Ma per sentire la forza della preghiera è necessario pregare veramente. Come? A questa domanda risponde il Vangelo con una parabola ardita. Gesù, scrive l’evangelista Luca, presenta la situazione di una donna debole, calpestata ingiustamente, che però non si stanca di chiedere giustizia a un giudice freddo, insensibile, disumano. Il giudice della parabola è una figura odiosa, ma Gesù non vuole portarlo come esempio, bensì vuole sottolineare il comportamento della donna che non si stanca di pregare: e alla fine ottiene giustizia. Il comportamento della vedova, dunque, rivela una grande volontà, una grande umiltà, una grande tenacia.
Gesù, inoltre, vuole ricordarci che la condizione della vera preghiera è la fede. La parabola, infatti, termina con queste parole: «Ma il Figlio dell’uomo, quando verrà, troverà la fede sulla terra?». È un interrogativo che fa venire i brividi. È un interrogativo che mette il dito nella piaga: senza fede non esiste preghiera, ma soltanto formule di preghiere. Ma cos’è la fede? Credere in qualcuno significa abbandonarsi, consegnarsi con totale fiducia; credere significa non contare più su se stessi, ma su un altro. Credere in Dio, allora, significa abbandonarsi, consegnarsi a Lui, contare totalmente e fiduciosamente su di Lui. Per questo la preghiera di fede e più bella consiste in un «sì». La preghiera, infatti, è il respiro del cuore pieno d’amore.

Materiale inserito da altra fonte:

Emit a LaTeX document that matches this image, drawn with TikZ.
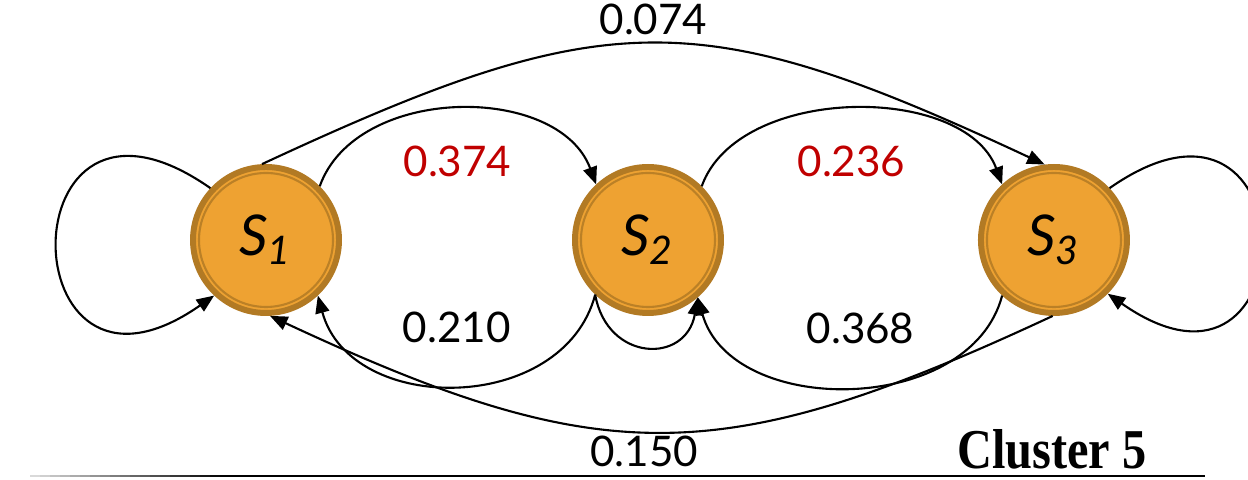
\documentclass[tikz,border=0pt]{standalone}
\usepackage{fontspec}
\newfontfamily\statefont{Lato}
\newfontfamily\clusterfont[FakeStretch=0.86]{Liberation Serif}
\usetikzlibrary{automata, positioning, arrows.meta}

\definecolor{stateorange}{HTML}{EEA232}
\definecolor{staterim}{HTML}{B27A24}
\definecolor{probred}{HTML}{C00000}

\begin{document}
\begin{tikzpicture}[
    >={Triangle[length=5pt, width=4pt]},
    every state/.style={draw=staterim, line width=1.7pt, fill=stateorange, minimum size=1.46cm, inner sep=0pt,
        font=\statefont\itshape\fontsize{16}{18}\selectfont,
        path picture={\draw[staterim!85!stateorange, line width=0.6pt] (path picture bounding box.center) circle (0.67cm);}},
    every edge/.style={draw, ->, line width=0.6pt},
    prob/.style={font=\statefont\fontsize{12}{14}\selectfont, inner sep=0pt},
    hot/.style={prob, text=probred}
]
    \useasboundingbox (0,0) rectangle (12.48,4.80);

    % --- STATES ---
    \node[state] (s1) at (2.66,2.40) {S\textsubscript{1}};
    \node[state, right=2.30cm of s1] (s2) {S\textsubscript{2}};
    \node[state, right=2.54cm of s2] (s3) {S\textsubscript{3}};

    % --- FORWARD TRANSITIONS (upper arcs) ---
    \path[->]
        (s1.45) edge[bend left=70] node[hot, below=0.36cm] {0.374} (s2.133)
        (s2.45) edge[bend left=70, looseness=0.92] node[hot, below=0.36cm] {0.236} (s3.133)
        (s1.93) edge[bend left=25, looseness=1.25] node[prob, above=0.08cm] {0.074} (s3.97);

    % --- BACKWARD TRANSITIONS (lower arcs) ---
    \path[->]
        (s2.226) edge[bend left=75, looseness=1.15] node[prob, above=0.42cm] {0.210} (s1.313)
        (s3.227) edge[bend left=75, looseness=1.05] node[prob, above=0.42cm, xshift=0.1cm] {0.368} (s2.311)
        (s3.269) edge[bend left=25, looseness=1.2] node[prob, below=0.03cm, xshift=-0.17cm] {0.150} (s1.273);

    % Self loops
    \path[->]
        (s1.137) edge[out=145, in=215, looseness=6] (s1.227)
        (s2.226) edge[out=-80, in=-100, looseness=1.7] (s2.311)
        (s3.43) edge[out=35, in=-35, looseness=6] (s3.-45);

    % Caption and rule
    \node[font=\clusterfont\bfseries\fontsize{16}{18}\selectfont] (cluster) at (10.52,0.31) {Cluster 5};
    \foreach \i in {0,...,19}
        \draw[line width=0.8pt, black!\the\numexpr 15+\i*85/19\relax] (0.30+\i*0.1,0.04) -- (0.41+\i*0.1,0.04);
    \draw[line width=0.8pt] (2.30,0.04) -- (12.05,0.04);

\end{tikzpicture}
\end{document}
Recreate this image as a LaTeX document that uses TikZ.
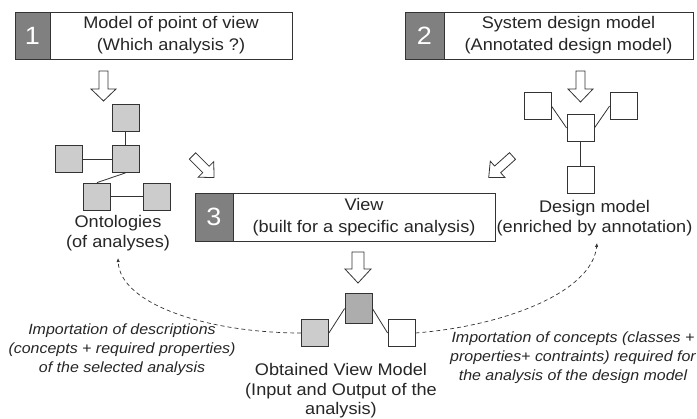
\documentclass[tikz,border=0pt]{standalone}
\usepackage{fontspec}
\setmainfont[FakeStretch=1.08]{Liberation Sans}
\usepackage{tikz}
\usetikzlibrary{shapes,backgrounds,positioning,arrows.meta}

\begin{document}
\begin{tikzpicture}[x=1pt,y=-1pt,
  every node/.style={text=black!85},
  numbox/.style={draw=black!80, fill=black!50, text=white, inner sep=0, minimum height=47, line width=0.8pt, font=\fontsize{25}{25}\selectfont},
  titlebox/.style={draw=black!80, fill=white, inner sep=0, minimum height=47, line width=0.8pt, align=center, font=\fontsize{16.8}{22}\selectfont},
  onto/.style={draw=black!80, fill=black!20, minimum size=27, inner sep=0, line width=0.8pt},
  design/.style={draw=black!80, fill=white, minimum size=27, inner sep=0, line width=0.8pt},
  link/.style={draw=black!80, line width=0.8pt},
  label/.style={align=center, font=\fontsize{16.8}{19.5}\selectfont},
  remark/.style={align=center, font=\fontsize{14.8}{19}\selectfont\itshape},
  hollow/.style={draw=black!80, fill=white, line width=0.8pt, line join=miter},
  import/.style={draw=black!80, line width=0.7pt, dash pattern=on 4pt off 3pt, -{Latex[length=4pt,width=3.5pt]}}]
\useasboundingbox (0,0) rectangle (697,419);

% the three numbered titles
\node[numbox, minimum width=35] (N1) at (32.5,35.5) {1};
\node[titlebox, minimum width=242] (T1) at (171,35.5) {Model of point of view\\(Which analysis ?)};
\node[numbox, minimum width=39] (N2) at (424.5,35.5) {2};
\node[titlebox, minimum width=249] (T2) at (568.5,35.5) {System design model\\(Annotated design model)};
\node[numbox, minimum width=38, minimum height=48] (N3) at (214,217) {3};
\node[titlebox, minimum width=262, minimum height=48] (T3) at (364,217) {View\\(built for a specific analysis)};

% ontologies
\node[onto] (O1) at (125.5,117.5) {};
\node[onto] (O2) at (68.5,159) {};
\node[onto] (O3) at (125.5,159) {};
\node[onto] (O4) at (97,196.5) {};
\node[onto] (O5) at (157,196.5) {};
\draw[link] (O1) -- (O3);
\draw[link] (O2) -- (O3);
\draw[link] (O3.south) -- (O4.north);
\draw[link] (O4) -- (O5);
\node[label] (onto) at (118,233) {Ontologies\\(of analyses)};

% design model
\node[design] (D1) at (537.5,106) {};
\node[design] (D2) at (623.5,106) {};
\node[design] (D3) at (580.5,128) {};
\node[design] (D4) at (580.5,179.5) {};
\draw[link] (D1.east) -- (D3.west);
\draw[link] (D2.west) -- (D3.east);
\draw[link] (D3.south) -- (D4.north);
\node[label] (dsgn) at (594.5,218) {Design model\\(enriched by annotation)};

% obtained view model
\node[onto] (V1) at (315,333) {};
\node[onto, fill=black!32, minimum height=30] (V2) at (358.5,308.5) {};
\node[design] (V3) at (401.5,333) {};
\draw[link] (V1.east) -- (V2.west);
\draw[link] (V2.east) -- (V3.west);
\node[label] (view) at (341,391) {Obtained View Model\\(Input and Output of the\\analysis)};

% hollow arrows
\draw[hollow, shift={(103.5,71)}] (-4.5,0) -- (4.5,0) -- (4.5,18) -- (12.5,18) -- (0,30) -- (-12.5,18) -- (-4.5,18) -- cycle;
\draw[hollow, shift={(580.5,71)}] (-4.5,0) -- (4.5,0) -- (4.5,18) -- (12.5,18) -- (0,31) -- (-12.5,18) -- (-4.5,18) -- cycle;
\draw[hollow, shift={(358,252)}] (-6,0) -- (6,0) -- (6,17) -- (13,17) -- (0,31) -- (-13,17) -- (-6,17) -- cycle;
\draw[hollow, shift={(192.5,156)}, rotate=45] (-4.5,0) -- (4.5,0) -- (4.5,19) -- (11,19) -- (0,30.5) -- (-11,19) -- (-4.5,19) -- cycle;
\draw[hollow, shift={(512.5,156)}, rotate=-48] (-4.5,0) -- (4.5,0) -- (4.5,20) -- (11,20) -- (0,32) -- (-11,20) -- (-4.5,20) -- cycle;

% importations
\coordinate (ontoEnd) at (118,258);
\coordinate (dsgnEnd) at (597,243);
\draw[import] (V1.west) .. controls (210,333) and (120,305) .. (ontoEnd);
\draw[import] (V3.east) .. controls (505,326) and (592,292) .. (dsgnEnd);
\node[remark] (left) at (122,350) {Importation of descriptions\\(concepts + required properties)\\of the selected analysis};
\node[remark] (right) at (573,358) {Importation of concepts (classes +\\properties+ contraints) required for\\the analysis of the design model};
\end{tikzpicture}
\end{document}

Maria a Nazareth si rivela maestra straordinaria di preghiera. Cosa dice all’angelo? «Ecco la serva del Signore: avvenga per me secondo la tua parola» (cf Lc 1, 38). E Gesù sulla croce? «Padre, nelle tue mani consegno il mio spirito» (cf Lc 23, 46). E per noi peccatori il modello di preghiera è quello del pubblicano: «O Dio, abbi pietà di me peccatore» (cf Lc 18, 13). Sono le vere preghiere, quelle che fanno cambiare la vita, quelle che aprono a Dio lo spazio per agire.
La nostra preghiera deve puntare in questa direzione: ancora in noi ci sono incertezze, vanità, resistenze, dubbi, pretese, ma la direzione della preghiera è una sola: fare un passo verso la volontà di Dio, abbandonarsi a Lui, perché solo Dio può guarire la nostra povertà.
Di essere coerenti con noi stessi: non si può chiedere la pace e non essere operatori di pace, non si può chiedere la giustizia e non lavorare per una società più giusta e umana. In Luca (11, 13) ci è garantito il dono dello Spirito, invocato con fiducia e accolto con docilità.
La seconda Lettura ci parla dell’importanza insostituibile della Sacra Scrittura. La parola di Dio ascoltata o letta, riflettuta a livello personale o comunitario, è alimento della nostra preghiera. E Dio che ci parla, che ci sprona, che ci corregge, che ci conforta. È lo Spirito che mette sulle nostre labbra invocazioni, suppliche, grida di lode e di adorazione. Se la nostra preghiera è autentica ci aiuterà a mantenere la nostra fede e la fiducia in Dio.
Ebbene, ogni giorno il credente non deve cessare di gridare al Signore con la propria vita, ancor prima che con le parole: «Maranà tha», vieni Signore Gesù, vieni presto! (cf 1Cor 16, 22; Ap 22, 20). Questa è la preghiera che nasce dalla fede e si traduce in un desiderio quotidiano dell’evento che noi cristiani dovremmo attendere con tutte le nostre forze: la venuta del Signore Gesù nella gloria, mediante il quale Dio instaurerà il suo Regno di giustizia e di pace per tutti gli uomini.